Slater would rather see the facility placed in a community that actually has a juvenile justice problem.
“When you put resources into the communities that need them you can transform the community along with the youth,” Slater said.
Currently the Virginia Department of Juvenile Justice has only one secure juvenile correctional center. It is based in Chesterfield, Virginia, roughly two hours away from Hampton Roads.
“Proximity to home communities is a driving force behind our decision to build in Isle of Wight,” said Andrew Block, Jr., Director for the Virginia Department of Juvenile Justice.
He goes on to say the agency researched the entire region, looking for possible sites for this facility. The idea was originally planned for the City of Chesapeake, however, it was withdrawn after community pushback.
“I would say (the location) is definitely a step in the right direction, but why should we settle for what’s OK when we can really work towards what is best?” Slater said, adding the local community of Windsor also has concerns.
Many residents expressed concerns about safety, property values and overall quality of life with the development of a “prison” in their community at a public meeting Monday.

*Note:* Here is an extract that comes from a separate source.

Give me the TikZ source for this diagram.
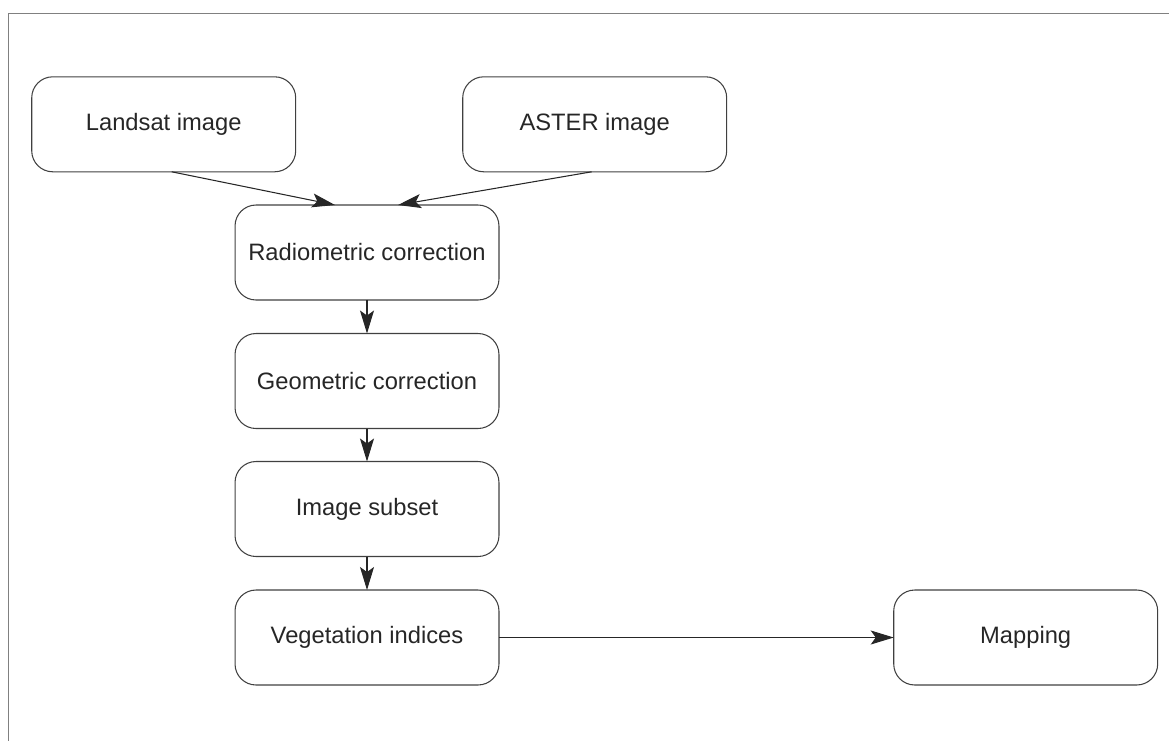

Thursday, the Board of Supervisors may vote to transfer the land valued at $200,000 to DJJ and then contribute $500,000 to help with water and sewer infrastructure, according to the county.
Slater said she will be there.
“I hope the board either votes ‘no’ or defers the issue.” Slater said.
“We are confident in our plan, and that it will benefit the youth we serve in the new facility, the families who love them, and the community we become a part of,” Block said. “We have faith that common sense, not extreme and polarizing statements, will carry the day when it comes time to make a final decision.”
The meeting begins at 6 p.m. at the Isle of Wight County Courthouse complex.